— BEGIN SOURCE MATERIAL —
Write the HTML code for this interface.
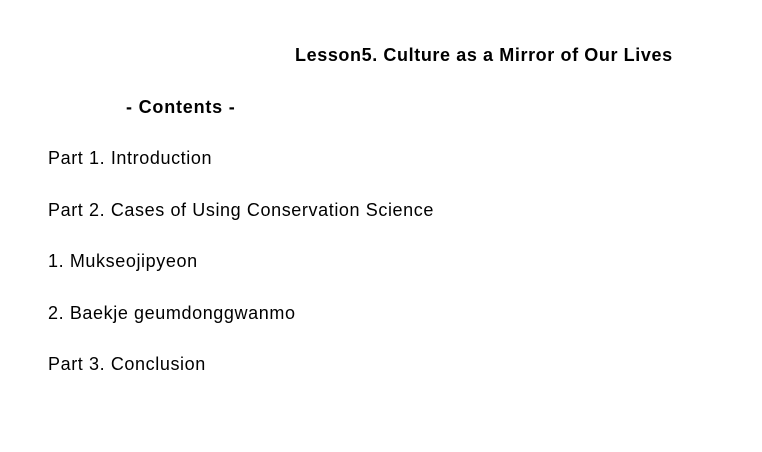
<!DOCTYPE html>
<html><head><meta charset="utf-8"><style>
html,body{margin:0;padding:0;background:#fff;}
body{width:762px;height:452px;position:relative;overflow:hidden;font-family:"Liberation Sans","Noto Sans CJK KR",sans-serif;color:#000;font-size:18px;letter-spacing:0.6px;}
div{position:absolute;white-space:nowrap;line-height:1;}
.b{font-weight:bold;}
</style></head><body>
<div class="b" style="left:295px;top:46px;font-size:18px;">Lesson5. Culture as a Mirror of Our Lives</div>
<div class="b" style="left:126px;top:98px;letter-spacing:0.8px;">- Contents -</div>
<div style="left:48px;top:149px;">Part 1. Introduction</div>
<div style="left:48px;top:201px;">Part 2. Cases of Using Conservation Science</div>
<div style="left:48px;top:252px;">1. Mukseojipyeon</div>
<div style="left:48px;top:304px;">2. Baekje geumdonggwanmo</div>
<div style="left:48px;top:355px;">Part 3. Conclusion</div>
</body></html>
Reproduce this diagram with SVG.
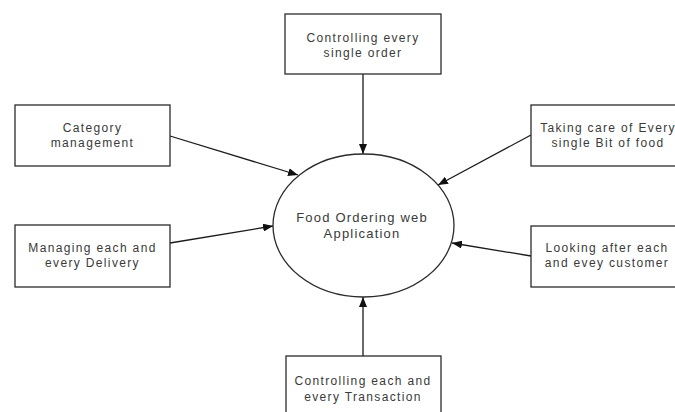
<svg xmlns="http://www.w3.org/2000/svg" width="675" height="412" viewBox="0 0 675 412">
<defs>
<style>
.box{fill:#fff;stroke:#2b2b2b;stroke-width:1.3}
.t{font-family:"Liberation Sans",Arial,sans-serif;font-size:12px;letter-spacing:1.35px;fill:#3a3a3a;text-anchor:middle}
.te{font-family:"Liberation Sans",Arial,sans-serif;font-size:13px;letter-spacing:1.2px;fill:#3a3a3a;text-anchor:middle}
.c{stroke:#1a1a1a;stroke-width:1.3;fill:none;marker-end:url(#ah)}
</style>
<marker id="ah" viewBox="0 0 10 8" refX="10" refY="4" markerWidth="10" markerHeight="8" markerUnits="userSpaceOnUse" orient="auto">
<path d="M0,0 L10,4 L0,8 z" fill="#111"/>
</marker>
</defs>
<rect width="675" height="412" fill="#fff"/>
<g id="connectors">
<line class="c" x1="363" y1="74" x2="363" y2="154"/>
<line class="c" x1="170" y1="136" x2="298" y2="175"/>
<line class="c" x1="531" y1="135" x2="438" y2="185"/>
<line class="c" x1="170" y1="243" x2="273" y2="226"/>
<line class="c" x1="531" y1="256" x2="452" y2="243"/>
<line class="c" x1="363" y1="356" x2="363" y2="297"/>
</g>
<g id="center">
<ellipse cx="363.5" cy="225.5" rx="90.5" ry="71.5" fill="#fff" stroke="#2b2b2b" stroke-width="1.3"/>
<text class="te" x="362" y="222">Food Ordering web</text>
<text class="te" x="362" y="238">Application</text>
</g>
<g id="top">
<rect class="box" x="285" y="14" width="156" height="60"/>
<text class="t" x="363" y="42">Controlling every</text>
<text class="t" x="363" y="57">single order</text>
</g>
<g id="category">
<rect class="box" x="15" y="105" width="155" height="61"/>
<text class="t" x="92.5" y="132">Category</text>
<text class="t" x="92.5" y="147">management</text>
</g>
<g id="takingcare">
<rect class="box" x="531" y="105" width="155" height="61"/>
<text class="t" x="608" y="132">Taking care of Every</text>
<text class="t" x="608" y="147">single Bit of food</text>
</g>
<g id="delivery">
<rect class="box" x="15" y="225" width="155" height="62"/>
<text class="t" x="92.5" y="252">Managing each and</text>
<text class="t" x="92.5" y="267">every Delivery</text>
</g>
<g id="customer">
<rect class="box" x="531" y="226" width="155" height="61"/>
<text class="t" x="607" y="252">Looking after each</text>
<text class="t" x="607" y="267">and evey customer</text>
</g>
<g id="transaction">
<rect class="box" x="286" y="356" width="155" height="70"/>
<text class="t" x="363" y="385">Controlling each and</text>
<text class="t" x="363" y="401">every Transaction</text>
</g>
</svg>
— END SOURCE MATERIAL —
* WHAT YOU NEED TO DO
Leave the pictures out and reproduce all of the records exactly.

* SOLUTION FOR THIS EXERCISE
Write the HTML code for this interface.
<!DOCTYPE html>
<html><head><meta charset="utf-8"><style>
html,body{margin:0;padding:0;background:#fff;}
body{width:762px;height:452px;position:relative;overflow:hidden;font-family:"Liberation Sans","Noto Sans CJK KR",sans-serif;color:#000;font-size:18px;letter-spacing:0.6px;}
div{position:absolute;white-space:nowrap;line-height:1;}
.b{font-weight:bold;}
</style></head><body>
<div class="b" style="left:295px;top:46px;font-size:18px;">Lesson5. Culture as a Mirror of Our Lives</div>
<div class="b" style="left:126px;top:98px;letter-spacing:0.8px;">- Contents -</div>
<div style="left:48px;top:149px;">Part 1. Introduction</div>
<div style="left:48px;top:201px;">Part 2. Cases of Using Conservation Science</div>
<div style="left:48px;top:252px;">1. Mukseojipyeon</div>
<div style="left:48px;top:304px;">2. Baekje geumdonggwanmo</div>
<div style="left:48px;top:355px;">Part 3. Conclusion</div>
</body></html>
Reproduce this diagram with SVG.
<svg xmlns="http://www.w3.org/2000/svg" width="675" height="412" viewBox="0 0 675 412">
<defs>
<style>
.box{fill:#fff;stroke:#2b2b2b;stroke-width:1.3}
.t{font-family:"Liberation Sans",Arial,sans-serif;font-size:12px;letter-spacing:1.35px;fill:#3a3a3a;text-anchor:middle}
.te{font-family:"Liberation Sans",Arial,sans-serif;font-size:13px;letter-spacing:1.2px;fill:#3a3a3a;text-anchor:middle}
.c{stroke:#1a1a1a;stroke-width:1.3;fill:none;marker-end:url(#ah)}
</style>
<marker id="ah" viewBox="0 0 10 8" refX="10" refY="4" markerWidth="10" markerHeight="8" markerUnits="userSpaceOnUse" orient="auto">
<path d="M0,0 L10,4 L0,8 z" fill="#111"/>
</marker>
</defs>
<rect width="675" height="412" fill="#fff"/>
<g id="connectors">
<line class="c" x1="363" y1="74" x2="363" y2="154"/>
<line class="c" x1="170" y1="136" x2="298" y2="175"/>
<line class="c" x1="531" y1="135" x2="438" y2="185"/>
<line class="c" x1="170" y1="243" x2="273" y2="226"/>
<line class="c" x1="531" y1="256" x2="452" y2="243"/>
<line class="c" x1="363" y1="356" x2="363" y2="297"/>
</g>
<g id="center">
<ellipse cx="363.5" cy="225.5" rx="90.5" ry="71.5" fill="#fff" stroke="#2b2b2b" stroke-width="1.3"/>
<text class="te" x="362" y="222">Food Ordering web</text>
<text class="te" x="362" y="238">Application</text>
</g>
<g id="top">
<rect class="box" x="285" y="14" width="156" height="60"/>
<text class="t" x="363" y="42">Controlling every</text>
<text class="t" x="363" y="57">single order</text>
</g>
<g id="category">
<rect class="box" x="15" y="105" width="155" height="61"/>
<text class="t" x="92.5" y="132">Category</text>
<text class="t" x="92.5" y="147">management</text>
</g>
<g id="takingcare">
<rect class="box" x="531" y="105" width="155" height="61"/>
<text class="t" x="608" y="132">Taking care of Every</text>
<text class="t" x="608" y="147">single Bit of food</text>
</g>
<g id="delivery">
<rect class="box" x="15" y="225" width="155" height="62"/>
<text class="t" x="92.5" y="252">Managing each and</text>
<text class="t" x="92.5" y="267">every Delivery</text>
</g>
<g id="customer">
<rect class="box" x="531" y="226" width="155" height="61"/>
<text class="t" x="607" y="252">Looking after each</text>
<text class="t" x="607" y="267">and evey customer</text>
</g>
<g id="transaction">
<rect class="box" x="286" y="356" width="155" height="70"/>
<text class="t" x="363" y="385">Controlling each and</text>
<text class="t" x="363" y="401">every Transaction</text>
</g>
</svg>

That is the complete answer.